Total: roughly 23 hours of focused project work over seven days.

Same-Week Security Response

The TanStack supply-chain attack hit Snyk’s blog on May 11. MR !299 (pin all deps + 24h cooldown) merged on May 12. That’s ~24-hour turnaround between “external incident reported” and “structural fix in main.” The fix is documented in b6 (security); the commitment marker is that the response landed in the same sprint week the news broke, not a sprint later.

Speed mattered here for a real reason: our app uses @tanstack/react-router and @tanstack/react-query directly. Every day we waited was another day where running pnpm install could have pulled a malicious version. The fix is structural (the minimum-release-age=1440 setting defends against the next unknown attack too), but the timing was the part that required commitment.

What Sustained Commitment Looked Like This Week

Two patterns I think generalize:

Land the long thing without breaking the short things. The mr-bot service was a multi-day build; landing it in stages (initial, edge cases, infra integration, three ping iterations) meant ~8 MRs all related to one feature. While that was happening, security (!299) and RBAC (!300) couldn’t wait. Both halves got done; neither dropped.

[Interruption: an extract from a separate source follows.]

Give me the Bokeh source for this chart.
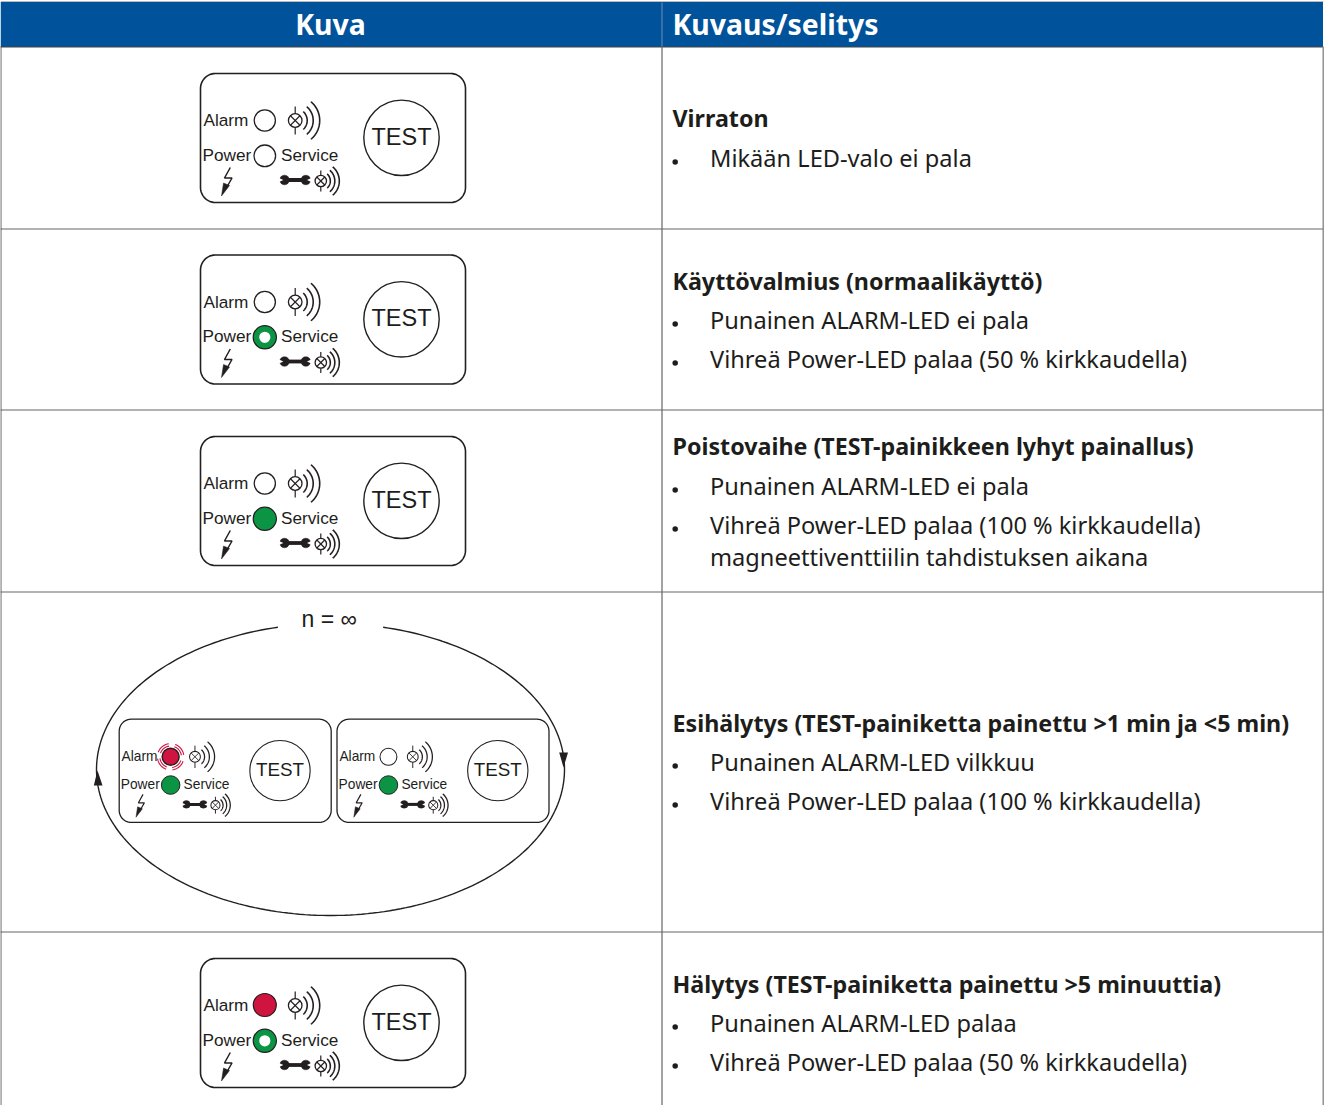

Discipline through revert cycles. The Discord ping placement went through four iterations. The discipline isn’t “got it right on attempt 1”; it’s “every iteration went through the same merge pipeline as the original, with two real revert commits visible in history, no force-pushes hiding the wrong calls.” A week where I walk back two design decisions cleanly is healthier than a week where I rewrite history to look like I never made them.

What’s Next

The mr-bot is running but a few post-merge ops items remain (DNS, nginx vhost, certbot, GitLab CI variables, users.json populated with the 9 team members’ Discord IDs). These are documented in services/sira-mr-bot/README.md and in the MR !275 description. None blocks the team; they unlock the bot firing on real MRs for everyone (not just my MRs, which were used as the test corpus).